Common questions about writing a frontend developer resume

What should a frontend developer resume emphasize most?

Prioritize evidence of product impact, UI quality, accessibility, and performance over a long list of tools. A strong frontend developer resume shows how your interface work changed user outcomes, release speed, or product quality.

Should I focus on one framework or show breadth?

Lead with your strongest production stack. Breadth is useful, but most frontend hiring managers want confidence that you can operate deeply in one modern ecosystem rather than lightly across many.

How important is design skill for front end developer roles?

You do not need to be a visual designer, but product taste and close collaboration with design matter. Resumes get stronger when they show design-system work, accessibility judgment, and the ability to improve rough UX through engineering choices.

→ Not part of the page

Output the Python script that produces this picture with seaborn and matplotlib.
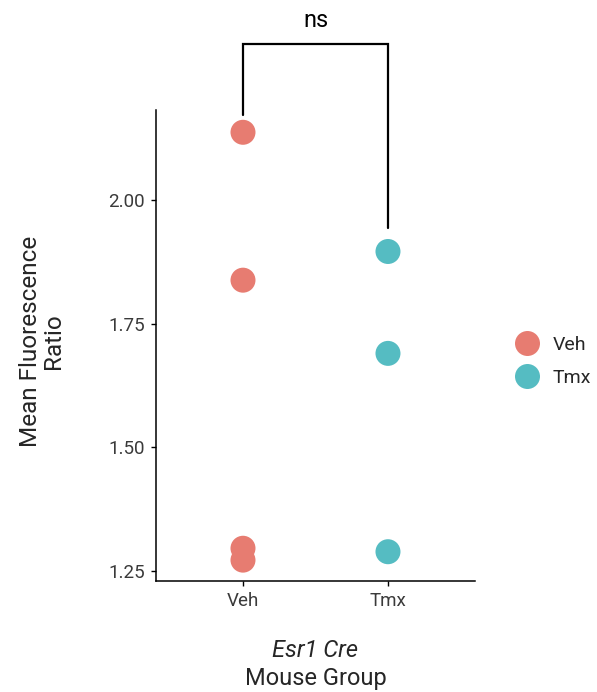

Should I include CSS frameworks like Tailwind on my resume?

Yes, if they were part of meaningful production work. Mention them as supporting tools, not the main story. The more important question is whether you can build maintainable interfaces and reason about layout, accessibility, and performance.

Do I need frontend engineer resume examples to write better bullets?

Examples help because they show the expected level of specificity. Use them to understand structure, then rewrite your own bullets around your product context, interface decisions, and measurable outcomes instead of copying generic phrasing.

Do I need a portfolio site for a front end developer resume?

Not always. Experienced candidates can get interviews without one. A portfolio is most helpful when your work history is light, your projects are genuinely strong, or your value is easier to demonstrate through interaction and visual polish than through bullet points alone.